В слухах, которые ходили вокруг премьеры, утверждалось, что в фильме снимется яркий персонаж Француз (Ламбер Уилсон) – во второй части он держал в плену Мастера Ключей, а его женой была прекрасная Моника Белуччи. Этот герой действительно появляется в фильме – секунд на десять. Только из светского льва он превратился в нью-йоркского бомжа, и юмористический гэг, заложенный в этом перевоплощении, совершенно не срабатывает. Карикатурно выглядит и постаревшая Ниоби с пиратским шрамом на пол лица и с бельмом на глазу.
Решающую роль в сюжетной интриге нового фильма сыграет последний персонаж из прошлого – выросшая в настоящую красавицу индийская девочка Сати (ее сыграла актриса и «Мисс мира 2000» Прианка Чопра). Но эту героиню, если честно, и вовсе никто не помнит.
Любовь против машин
Еще со времен основания античного театра известно, что трагедия – высокий жанр, а комедия – низкий. Спустя почти два десятилетия после абсолютного триумфа «Матрицы», режиссер решила сделать на поле героического эпоса легкую, развлекательную картину, пошутить и переосмыслить с позиции сегодняшнего дня пафос рубежа тысячелетий. Снижением драматического накала создатели как будто извиняются за себя прошлых – только бы не казаться безнадежно устаревшими. Но никто и не упрекал создателей вселенной матрицы в лишней серьезности. Стиль этих кинокартин в свое время полностью соответствовал их задачам: задуматься о грандиозном, поверить в героя, склонить голову перед высоким подвигом.

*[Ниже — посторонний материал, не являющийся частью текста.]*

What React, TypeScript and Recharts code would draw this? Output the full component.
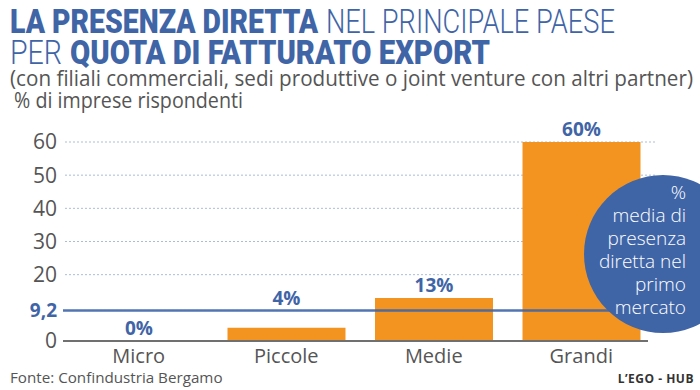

Пафос удается Вачевски гораздо лучше иронии. Именно поэтому решающая сцена побега героев из практически безнадежной ситуации – самая сильная в фильме. На короткое время режиссер забывает о необходимости иронизировать, хихикать и создавать сложные аллюзии на прошлые картины. В сцене побега опять совершается чудо и зал потрясенно выдыхает – как и 20 лет назад, когда Нео впервые остановил руками пули или взлетел в компьютерные небеса. Пусть покорителей матрицы больше не волнуют глобальные вопросы, но ведь «Любовь – основа всего сущего» – пишет в финальных титрах посвящение своим родителям режиссер.
Да и что еще человечество может противопоставить безграничным способностям бездушных машин, кроме большой и чистой любви?